I'm like you, having some troubles applying math to solve actual problems and quickly forgetting what I learned. And I feel most people are like that (I don't actually know) but some make it look like it's easy to them because they have lot of practice or experience with that problem. For example, Casey worked on Granny 3D
which is an animation software, so he had to learn and use matrices a lot (I guess).
As you say it comes down to practice, and until you have to use some math to really solve a problem, and do that several times it will not feel intuitive. I also feel like I'm missing some basic intuition or confidence about simple high school math thing and I often end up working them up in my head or on paper to make sure it's right.
One thing I started to do last year is to keep a notebook with things I learn (math, programming, music...) which I can quickly refer to. I try to make those notes as complete as possible, which often includes things I didn't get right away and what made me get it.

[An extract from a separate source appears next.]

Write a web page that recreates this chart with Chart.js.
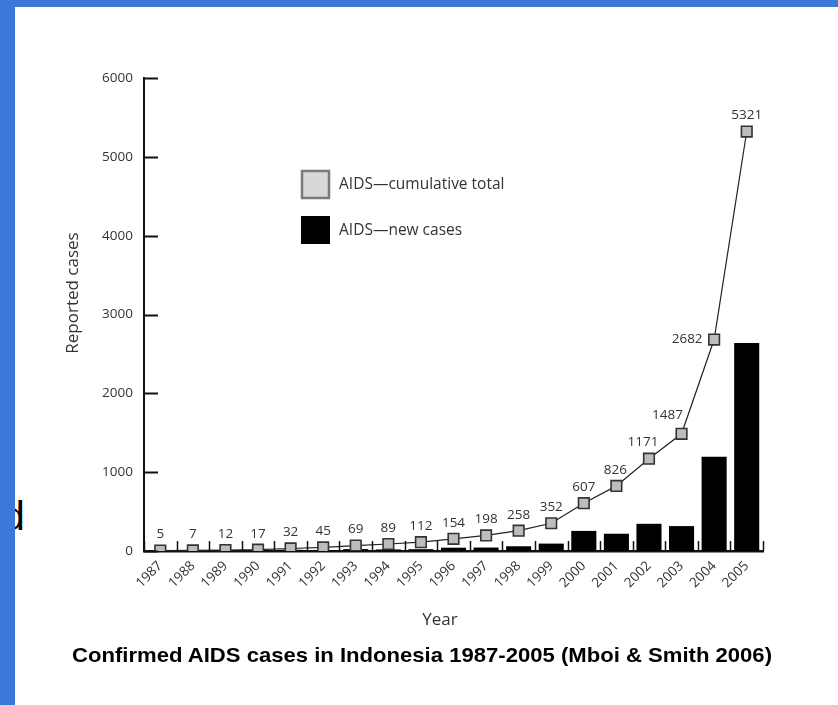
<!DOCTYPE html>
<html>
<head>
<meta charset="utf-8">
<script src="https://cdn.jsdelivr.net/npm/chart.js@4.4.1/dist/chart.umd.min.js"></script>
<style>
  html, body { margin: 0; padding: 0; background: #fff; }
  #page { position: relative; width: 838px; height: 705px; overflow: hidden; background: #fff; }
  #chartBox { position: absolute; left: 0; top: 0; width: 838px; height: 705px; }
  .blue { position: absolute; background: #3b78d8; z-index: 5; }
  #stray { position: absolute; left: 2px; top: 496px; font: 41px "Liberation Sans", Arial, sans-serif; color: #000; line-height: 1; }
  #caption { position: absolute; left: 0; top: 643px; white-space: nowrap;
    font: bold 21px "Liberation Sans", Arial, sans-serif; color: #000; transform-origin: 0 0; }
</style>
</head>
<body>
<div id="page">
  <div id="stray">d</div>
  <div id="chartBox"><canvas id="aids"></canvas></div>
  <div class="blue" style="left:0;top:0;width:838px;height:7px"></div>
  <div class="blue" style="left:0;top:0;width:15px;height:705px"></div>
  <div id="caption">Confirmed AIDS cases in Indonesia 1987-2005 (Mboi &amp; Smith 2006)</div>
</div>
<script>
const years = ["1987", "1988", "1989", "1990", "1991", "1992", "1993", "1994", "1995", "1996",
  "1997", "1998", "1999", "2000", "2001", "2002", "2003", "2004", "2005"]
const cumulativeTotal = [5, 7, 12, 17, 32, 45, 69, 89, 112, 154, 198, 258, 352, 607, 826, 1171, 1487, 2682, 5321]
const newCases = [5, 2, 5, 5, 15, 13, 24, 20, 23, 42, 44, 60, 94, 255, 219, 345, 316, 1195, 2639]
const yTicks = [0, 1000, 2000, 3000, 4000, 5000, 6000]

// label nudges for the crowded end of the line
const labelShift = { "2001": [-1, -16], "2002": [-6, -17], "2003": [-14, -19], "2004": [-27, 0] }

const font = "Open Sans"

// squeeze the caption to the width it has in the picture
const cap = document.getElementById("caption")
const capW = cap.getBoundingClientRect().width
cap.style.left = "72px"
cap.style.transform = "scaleX(" + (700 / capW) + ")"

const extras = {
  id: "extras",
  afterDraw(chart) {
    const ctx = chart.ctx
    const area = chart.chartArea
    const xs = chart.scales.x
    const ys = chart.scales.y
    ctx.save()
    ctx.strokeStyle = "#111"

    // inward ticks on the y axis
    ctx.lineWidth = 2
    yTicks.forEach(v => {
      const y = Math.round(ys.getPixelForValue(v)) + 0.5
      ctx.beginPath()
      ctx.moveTo(area.left, y)
      ctx.lineTo(area.left + 14, y)
      ctx.stroke()
    })

    // short ticks between categories on the x axis
    const half = (xs.getPixelForValue(1) - xs.getPixelForValue(0)) / 2
    ctx.lineWidth = 1.5
    for (let i = 0; i <= years.length; i++) {
      const x = Math.round(xs.getPixelForValue(i) - half) + 0.5
      ctx.beginPath()
      ctx.moveTo(x, area.bottom)
      ctx.lineTo(x, area.bottom - 10)
      ctx.stroke()
    }

    // value labels on the cumulative line
    const meta = chart.getDatasetMeta(0)
    ctx.fillStyle = "#333"
    ctx.font = "13.5px '" + font + "'"
    ctx.textAlign = "center"
    ctx.textBaseline = "middle"
    meta.data.forEach((pt, i) => {
      const s = labelShift[years[i]] || [0, -16]
      ctx.fillText(String(cumulativeTotal[i]), pt.x + s[0], pt.y + s[1])
    })

    // legend
    ctx.fillStyle = "#d8d8d8"
    ctx.fillRect(302, 171, 27, 27)
    ctx.strokeStyle = "#7a7a7a"
    ctx.lineWidth = 2.5
    ctx.strokeRect(302, 171, 27, 27)
    ctx.fillStyle = "#000"
    ctx.fillRect(301, 216, 29, 28)
    ctx.fillStyle = "#333"
    ctx.font = "15.5px '" + font + "'"
    ctx.textAlign = "left"
    ctx.fillText("AIDS\u2014cumulative total", 339, 185)
    ctx.fillText("AIDS\u2014new cases", 339, 231)

    // axis titles
    ctx.font = "17px '" + font + "'"
    ctx.textAlign = "center"
    ctx.fillText("Year", 440, 620)
    ctx.translate(73, 293)
    ctx.rotate(-Math.PI / 2)
    ctx.fillText("Reported cases", 0, 0)
    ctx.restore()
  }
}

new Chart(document.getElementById("aids"), {
  data: {
    labels: years,
    datasets: [
      {
        type: "line",
        label: "AIDS\u2014cumulative total",
        data: cumulativeTotal,
        order: 0,
        borderColor: "#222",
        borderWidth: 1.2,
        pointStyle: "rect",
        pointRadius: 7.5,
        pointBackgroundColor: "#bdbdbd",
        pointBorderColor: "#333",
        pointBorderWidth: 1.6,
        tension: 0
      },
      {
        type: "bar",
        label: "AIDS\u2014new cases",
        data: newCases,
        order: 1,
        backgroundColor: "#000",
        barPercentage: 0.77,
        categoryPercentage: 1.0
      }
    ]
  },
  plugins: [extras],
  options: {
    responsive: true,
    maintainAspectRatio: false,
    animation: false,
    layout: { padding: { left: 0, top: 78, right: 75, bottom: 0 } },
    plugins: {
      legend: { display: false },
      tooltip: { enabled: false }
    },
    scales: {
      x: {
        grid: { display: false, drawTicks: false },
        border: { display: true, color: "#111", width: 2.5 },
        afterFit(scale) { scale.height = 154 },
        ticks: {
          color: "#333",
          font: { family: font, size: 13.5 },
          maxRotation: 45,
          minRotation: 45,
          padding: 7
        }
      },
      y: {
        min: 0,
        max: 6000,
        grid: { display: false, drawTicks: false },
        border: { display: true, color: "#111", width: 2 },
        afterFit(scale) { scale.width = 144 },
        ticks: {
          stepSize: 1000,
          color: "#333",
          font: { family: font, size: 13.5 },
          padding: 11,
          callback: value => String(value)
        }
      }
    }
  }
})
</script>
</body>
</html>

If I encounter a similar problem for which I know I have some notes, I look them up, hopefully solve the problem, and complete my notes with new information from solving the problem a second time. I started that last year, it helped me a few times (not an incredible number of times) to solve problems but it's also useful to refresh your memory about basic things. For instance my notebook first few pages contains notes on basic math (calculus) to which I often refer to make sure I understand a bigger problem.
I also use symbolab
when I don't understand the result of solving an equation in an article. It shows lot's of the steps in solving the equation and the rules used. It's not perfect but it can help.